Et ces prodiges s’accompliront en moi, si je le veux. Mon Dieu, donnez-m’en la grâce, et faites que tout en moi soit vôtre. Ainsi-soit-il.

Notes et post-scriptum
1. Le P. d'Alzon veut dire qu'il ne s'astreindra pas à suivre l'ordre de la division annoncée au début. Il n'a marqué aucun arrêt dans le développement de sa pensée ni aucun point de méditation. Nous indiquerons trois divisions entre crochets, selon ce qui nous a paru le plus rationnel, pour la plus grande commodité du lecteur.2. "Je vous salue, pleine de grâce, le Seigneur est avec vous, vous êtes bénie entre toutes les femmes." (Luc, I, 28.)
3. "Marie, ne craignez pas, car vous avez trouvé grâce auprès de Dieu." (Luc. I, 30.)
4. "Voici que vous concevrez et enfanterez un Fils, et vous l'appellerez Jésus." (Luc.
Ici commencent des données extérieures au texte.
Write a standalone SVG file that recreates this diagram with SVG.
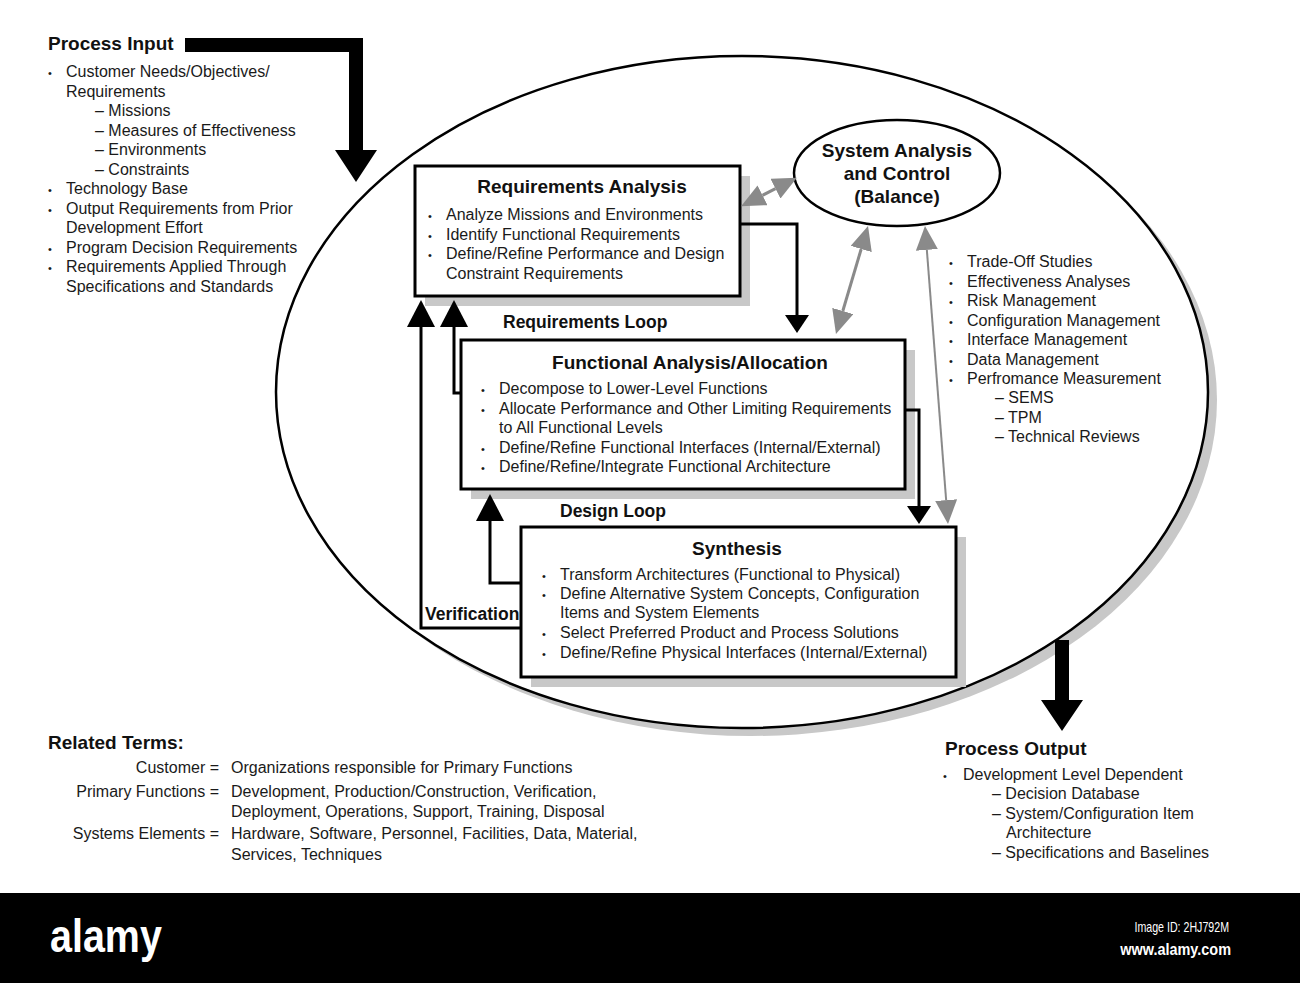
<svg xmlns="http://www.w3.org/2000/svg" width="1300" height="983" viewBox="0 0 1300 983">
<style>
text{font-family:"Liberation Sans",Arial,sans-serif;fill:#1a1a1a}
.t{font-size:16px}
.h{font-size:19px;font-weight:bold;fill:#111}
.lb{font-size:17.5px;font-weight:bold;fill:#111}
.b{font-size:11px}
.e{text-anchor:end}
.m{text-anchor:middle}
.box{fill:#fff;stroke:#000;stroke-width:3}
.sh{fill:#c8c8c8}
.blk{fill:none;stroke:#000;stroke-width:3}
.gry{fill:none;stroke:#8a8a8a;stroke-width:3}
.fat{fill:#000}
</style>
<defs>
<marker id="up" viewBox="0 0 10 10" refX="0" refY="5" markerWidth="27" markerHeight="28" markerUnits="userSpaceOnUse" orient="auto" preserveAspectRatio="none"><path d="M0,0L10,5L0,10z" fill="#000"/></marker>
<marker id="dn" viewBox="0 0 10 10" refX="0" refY="5" markerWidth="18" markerHeight="24" markerUnits="userSpaceOnUse" orient="auto" preserveAspectRatio="none"><path d="M0,0L10,5L0,10z" fill="#000"/></marker>
<marker id="g" viewBox="0 0 10 10" refX="0" refY="5" markerWidth="24" markerHeight="22" markerUnits="userSpaceOnUse" orient="auto-start-reverse" preserveAspectRatio="none"><path d="M0,0L10,5L0,10z" fill="#8a8a8a"/></marker>
</defs>
<rect width="1300" height="983" fill="#fff"/>

<g id="system-boundary">
<ellipse cx="751" cy="400" rx="466" ry="336" class="sh"/>
<ellipse cx="742" cy="392" rx="466" ry="336" fill="#fff" stroke="#000" stroke-width="2.5"/>
</g>

<g id="process-input">
<text x="48" y="50" class="h">Process Input</text>
<text x="48" y="77" class="b">•</text><text x="66" y="77" class="t">Customer Needs/Objectives/</text>
<text x="66" y="96.5" class="t">Requirements</text>
<text x="95" y="116" class="t">– Missions</text>
<text x="95" y="135.5" class="t">– Measures of Effectiveness</text>
<text x="95" y="155" class="t">– Environments</text>
<text x="95" y="174.5" class="t">– Constraints</text>
<text x="48" y="194" class="b">•</text><text x="66" y="194" class="t">Technology Base</text>
<text x="48" y="213.5" class="b">•</text><text x="66" y="213.5" class="t">Output Requirements from Prior</text>
<text x="66" y="233" class="t">Development Effort</text>
<text x="48" y="252.5" class="b">•</text><text x="66" y="252.5" class="t">Program Decision Requirements</text>
<text x="48" y="272" class="b">•</text><text x="66" y="272" class="t">Requirements Applied Through</text>
<text x="66" y="291.5" class="t">Specifications and Standards</text>
</g>

<g id="requirements-analysis">
<rect x="425" y="176" width="325" height="130" class="sh"/>
<rect x="415" y="166" width="325" height="130" class="box"/>
<text x="582" y="193" class="h m">Requirements Analysis</text>
<text x="428" y="220" class="b">•</text><text x="446" y="220" class="t">Analyze Missions and Environments</text>
<text x="428" y="240" class="b">•</text><text x="446" y="240" class="t">Identify Functional Requirements</text>
<text x="428" y="259" class="b">•</text><text x="446" y="259" class="t">Define/Refine Performance and Design</text>
<text x="446" y="279" class="t">Constraint Requirements</text>
</g>

<g id="system-analysis-control">
<ellipse cx="897" cy="173" rx="103" ry="53" fill="#fff" stroke="#000" stroke-width="2.5"/>
<text x="897" y="157" class="h m">System Analysis</text>
<text x="897" y="180" class="h m">and Control</text>
<text x="897" y="203" class="h m">(Balance)</text>
</g>

<g id="functional-analysis">
<rect x="471" y="350" width="444" height="149" class="sh"/>
<rect x="461" y="340" width="444" height="149" class="box"/>
<text x="690" y="369" class="h m">Functional Analysis/Allocation</text>
<text x="481" y="394" class="b">•</text><text x="499" y="394" class="t">Decompose to Lower-Level Functions</text>
<text x="481" y="414" class="b">•</text><text x="499" y="414" class="t">Allocate Performance and Other Limiting Requirements</text>
<text x="499" y="433" class="t">to All Functional Levels</text>
<text x="481" y="453" class="b">•</text><text x="499" y="453" class="t">Define/Refine Functional Interfaces (Internal/External)</text>
<text x="481" y="472" class="b">•</text><text x="499" y="472" class="t">Define/Refine/Integrate Functional Architecture</text>
</g>

<g id="synthesis">
<rect x="531" y="537" width="435" height="150" class="sh"/>
<rect x="521" y="527" width="435" height="150" class="box"/>
<text x="737" y="555" class="h m">Synthesis</text>
<text x="542" y="580" class="b">•</text><text x="560" y="580" class="t">Transform Architectures (Functional to Physical)</text>
<text x="542" y="599" class="b">•</text><text x="560" y="599" class="t">Define Alternative System Concepts, Configuration</text>
<text x="560" y="618" class="t">Items and System Elements</text>
<text x="542" y="638" class="b">•</text><text x="560" y="638" class="t">Select Preferred Product and Process Solutions</text>
<text x="542" y="658" class="b">•</text><text x="560" y="658" class="t">Define/Refine Physical Interfaces (Internal/External)</text>
</g>

<g id="system-analysis-tools">
<text x="949" y="267" class="b">•</text><text x="967" y="267" class="t">Trade-Off Studies</text>
<text x="949" y="287" class="b">•</text><text x="967" y="287" class="t">Effectiveness Analyses</text>
<text x="949" y="306" class="b">•</text><text x="967" y="306" class="t">Risk Management</text>
<text x="949" y="326" class="b">•</text><text x="967" y="326" class="t">Configuration Management</text>
<text x="949" y="345" class="b">•</text><text x="967" y="345" class="t">Interface Management</text>
<text x="949" y="365" class="b">•</text><text x="967" y="365" class="t">Data Management</text>
<text x="949" y="384" class="b">•</text><text x="967" y="384" class="t">Perfromance Measurement</text>
<text x="995" y="403" class="t">– SEMS</text>
<text x="995" y="423" class="t">– TPM</text>
<text x="995" y="442" class="t">– Technical Reviews</text>
</g>

<g id="connectors">
<path d="M185,38H363V150H377L356,182L335,150H349V52H185Z" class="fat"/>
<path d="M1055,640H1069V700H1083L1062,731L1041,700H1055Z" class="fat"/>
<path d="M740,224H797V315" class="blk" marker-end="url(#dn)"/>
<path d="M905,410H919V506" class="blk" marker-end="url(#dn)"/>
<path d="M521,583H490V521" class="blk" marker-end="url(#up)"/>
<path d="M521,628H421V327" class="blk" marker-end="url(#up)"/>
<path d="M461,393H454V327" class="blk" marker-end="url(#up)"/>
<path d="M762.5,195.3L775.5,188.7" class="gry" marker-start="url(#g)" marker-end="url(#g)"/>
<path d="M861.2,249L842.8,311" class="gry" marker-start="url(#g)" marker-end="url(#g)"/>
<path d="M926.85,249.9L946.15,500.1" class="gry" style="stroke-width:2" marker-start="url(#g)" marker-end="url(#g)"/>
<text x="503" y="328" class="lb">Requirements Loop</text>
<text x="560" y="517" class="lb">Design Loop</text>
<text x="425" y="620" class="lb">Verification</text>
</g>

<g id="process-output">
<text x="945" y="755" class="h">Process Output</text>
<text x="943" y="780" class="b">•</text><text x="963" y="780" class="t">Development Level Dependent</text>
<text x="992" y="799" class="t">– Decision Database</text>
<text x="992" y="819" class="t">– System/Configuration Item</text>
<text x="1006" y="838" class="t">Architecture</text>
<text x="992" y="858" class="t">– Specifications and Baselines</text>
</g>

<g id="related-terms">
<text x="48" y="749" class="h">Related Terms:</text>
<text x="219" y="773" class="t e">Customer =</text>
<text x="231" y="773" class="t">Organizations responsible for Primary Functions</text>
<text x="219" y="797" class="t e">Primary Functions =</text>
<text x="231" y="797" class="t">Development, Production/Construction, Verification,</text>
<text x="231" y="817" class="t">Deployment, Operations, Support, Training, Disposal</text>
<text x="219" y="839" class="t e">Systems Elements =</text>
<text x="231" y="839" class="t">Hardware, Software, Personnel, Facilities, Data, Material,</text>
<text x="231" y="860" class="t">Services, Techniques</text>
</g>

<g id="banner">
<rect x="0" y="893" width="1300" height="90" fill="#000"/>
<text transform="translate(50,952) scale(0.84,1)" style="font-size:47px;font-weight:bold;fill:#fff">alamy</text>
<text transform="translate(1229,932) scale(0.76,1)" class="e" style="font-size:14px;fill:#fff">Image ID: 2HJ792M</text>
<text transform="translate(1231,955) scale(0.85,1)" class="e" style="font-size:17px;font-weight:bold;fill:#fff">www.alamy.com</text>
</g>
</svg>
I, 31.)
5. "Il sera grand, et il sera appelé le Fils du Très-Haut." (Ibid., 32.)
6. "Et son règne n'aura point de fin." (Ibid., 33)
7. "L'Esprit-Saint surviendra en vous, et la vertu du Très- Haut vous couvrira de son ombre: c'est pourquoi le (fruit) saint qui naîtra de vous sera appelé le Fils de Dieu." (Ibid., 35.)
8. "Car il n'y a rien d'impossible à Dieu." (Ibid., 37.)
9. "Afin que vous soyez les enfants de votre Père qui est dans les cieux." (Matth. V, 45.)
10. "Va vers mes frères et dis-leur: Je monte vers mon Père et votre Père, vers mon Dieu et votre Dieu." (Ioan. XX, 19.)